### Written request
Print the listing from its top line through the line containing "Aplikasi Penjualan\\Pada Toko", nothing more, and leave out the pictures.

-------- Supplied data

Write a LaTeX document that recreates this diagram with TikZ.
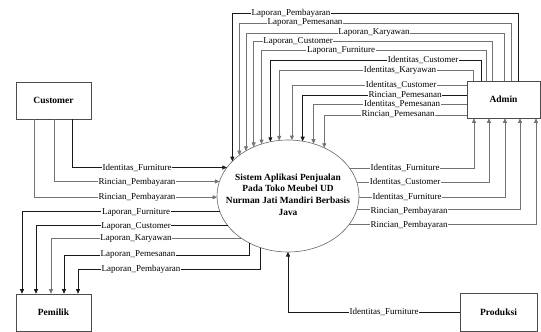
\documentclass[tikz,border=0pt]{standalone}
\usepackage{fontspec}
\setmainfont{Liberation Serif}
\usetikzlibrary{arrows.meta,shapes.geometric}
\begin{document}
\begin{tikzpicture}[x=1pt,y=-1pt,
  box/.style={draw=black!70, line width=0.6pt, minimum width=75pt, minimum height=37pt, inner sep=0pt, font=\fontsize{9.5}{11}\selectfont\bfseries},
  flow/.style={draw=black!55, line width=0.6pt, -{Triangle[length=4.5pt,width=4pt]}},
  flowd/.style={flow, draw=black!90},
  lbl/.style={fill=white, inner sep=0.6pt, font=\fontsize{9}{10}\selectfont}
]
\useasboundingbox (0,0) rectangle (541,332);

% entities
\node[box] (cust) at (53.5,100.5) {Customer};
\node[box] (pem) at (53.5,312.5) {Pemilik};
\node[box, minimum width=73pt] (admin) at (503.5,99.5) {Admin};
\node[box, minimum width=77pt, minimum height=38pt] (prod) at (498.5,312) {Produksi};

% process
\node[draw=black!60, line width=0.6pt, ellipse, minimum width=142pt, minimum height=112pt, inner sep=0pt, outer sep=0pt] (sys) at (288,196) {};
\node[align=center, font=\fontsize{9.4}{11.7}\selectfont\bfseries] (systxt) at (288,194.5)
  {Sistem Aplikasi Penjualan\\Pada Toko Meubel UD\\Nurman Jati Mandiri Berbasis\\Java};

% Admin -> system (over the top)
\draw[flowd] (admin.north -| 518,0) -- (518,13) -| (sys.148.4);
\draw[flow]  (admin.north -| 511,0) -- (511,23) -| (sys.140.4);
\draw[flow]  (admin.north -| 504,0) -- (504,33) -| (sys.133.0);
\draw[flow]  (admin.north -| 492,0) -- (492,41) -| (sys.125.7);
\draw[flow]  (admin.north -| 486,0) -- (486,50) -| (sys.117.5);
\draw[flowd] (admin.north -| 481,0) -- (481,60) -| (sys.108.4);
\draw[flow]  (admin.north -| 473,0) -- (473,70) -| (sys.99.2);
\draw[flow]  (admin.west |- 0,85)  -| (sys.86.9);
\draw[flowd] (admin.west |- 0,95)  -| (sys.75.7);
\draw[flow]  (admin.west |- 0,104) -| (sys.64.5);
\draw[flow]  (admin.west |- 0,115) -| (sys.53.3);

\node[lbl] (t1) at (291,13) {Laporan\_Pembayaran};
\node[lbl] (t2) at (305,23) {Laporan\_Pemesanan};
\node[lbl] (t3) at (374,33) {Laporan\_Karyawan};
\node[lbl] (t4) at (298,41) {Laporan\_Customer};
\node[lbl] (t5) at (341,50) {Laporan\_Furniture};
\node[lbl] (t6) at (423,60) {Identitas\_Customer};
\node[lbl] (t7) at (400,70) {Identitas\_Karyawan};
\node[lbl] (t8) at (401,85) {Identitas\_Customer};
\node[lbl] (t9) at (405,95) {Rincian\_Pemesanan};
\node[lbl] (t10) at (402,104) {Identitas\_Pemesanan};
\node[lbl] (t11) at (398,114) {Rincian\_Pemesanan};

% Customer -> system
\draw[flowd] (cust.south -| 72,0) |- (sys.155.5);
\draw[flow]  (cust.south -| 54,0) |- (sys.168.5);
\draw[flow]  (cust.south -| 34,0) |- (sys.181);
\node[lbl] (c1) at (137,168) {Identitas\_Furniture};
\node[lbl] (c2) at (137,182) {Rincian\_Pembayaran};
\node[lbl] (c3) at (137,197) {Rincian\_Pembayaran};

% system -> Pemilik
\draw[flowd] (sys.193.2) -| (pem.north -| 22,0);
\draw[flowd] (sys.206.6) -| (pem.north -| 36,0);
\draw[flow]  (sys.223.4) -| (pem.north -| 51,0);
\draw[flowd] (sys.231.2) |- (64,255) -- (pem.north -| 64,0);
\draw[flowd] (sys.242.5) |- (78,269) -- (pem.north -| 78,0);
\node[lbl] (p1) at (136,212) {Laporan\_Furniture};
\node[lbl] (p2) at (136,226) {Laporan\_Customer};
\node[lbl] (p3) at (136,239) {Laporan\_Karyawan};
\node[lbl] (p4) at (138,255) {Laporan\_Pemesanan};
\node[lbl] (p5) at (141,269) {Laporan\_Pembayaran};

% system -> Admin (bottom)
\draw[flow] (sys.24.5)  -| (admin.south -| 474,0);
\draw[flow] (sys.11.5)  -| (admin.south -| 489,0);
\draw[flow] (sys.359.2) -| (admin.south -| 505,0);
\draw[flow] (sys.-11.5) -| (admin.south -| 520,0);
\draw[flow] (sys.-25.5) -| (admin.south -| 536,0);
\node[lbl] (a1) at (405,168) {Identitas\_Furniture};
\node[lbl] (a2) at (405,182) {Identitas\_Customer};
\node[lbl] (a3) at (407,197) {Identitas\_Furniture};
\node[lbl] (a4) at (409,211) {Rincian\_Pembayaran};
\node[lbl] (a5) at (409,225) {Rincian\_Pembayaran};

% Produksi -> system
\draw[flowd] (prod.west) -| (sys.south);
\node[lbl] (r1) at (384,312) {Identitas\_Furniture};
\end{tikzpicture}
\end{document}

----------------

### Written reply
Write a LaTeX document that recreates this diagram with TikZ.
\documentclass[tikz,border=0pt]{standalone}
\usepackage{fontspec}
\setmainfont{Liberation Serif}
\usetikzlibrary{arrows.meta,shapes.geometric}
\begin{document}
\begin{tikzpicture}[x=1pt,y=-1pt,
  box/.style={draw=black!70, line width=0.6pt, minimum width=75pt, minimum height=37pt, inner sep=0pt, font=\fontsize{9.5}{11}\selectfont\bfseries},
  flow/.style={draw=black!55, line width=0.6pt, -{Triangle[length=4.5pt,width=4pt]}},
  flowd/.style={flow, draw=black!90},
  lbl/.style={fill=white, inner sep=0.6pt, font=\fontsize{9}{10}\selectfont}
]
\useasboundingbox (0,0) rectangle (541,332);

% entities
\node[box] (cust) at (53.5,100.5) {Customer};
\node[box] (pem) at (53.5,312.5) {Pemilik};
\node[box, minimum width=73pt] (admin) at (503.5,99.5) {Admin};
\node[box, minimum width=77pt, minimum height=38pt] (prod) at (498.5,312) {Produksi};

% process
\node[draw=black!60, line width=0.6pt, ellipse, minimum width=142pt, minimum height=112pt, inner sep=0pt, outer sep=0pt] (sys) at (288,196) {};
\node[align=center, font=\fontsize{9.4}{11.7}\selectfont\bfseries] (systxt) at (288,194.5)
  {Sistem Aplikasi Penjualan\\Pada Toko Meubel UD\\Nurman Jati Mandiri Berbasis\\Java};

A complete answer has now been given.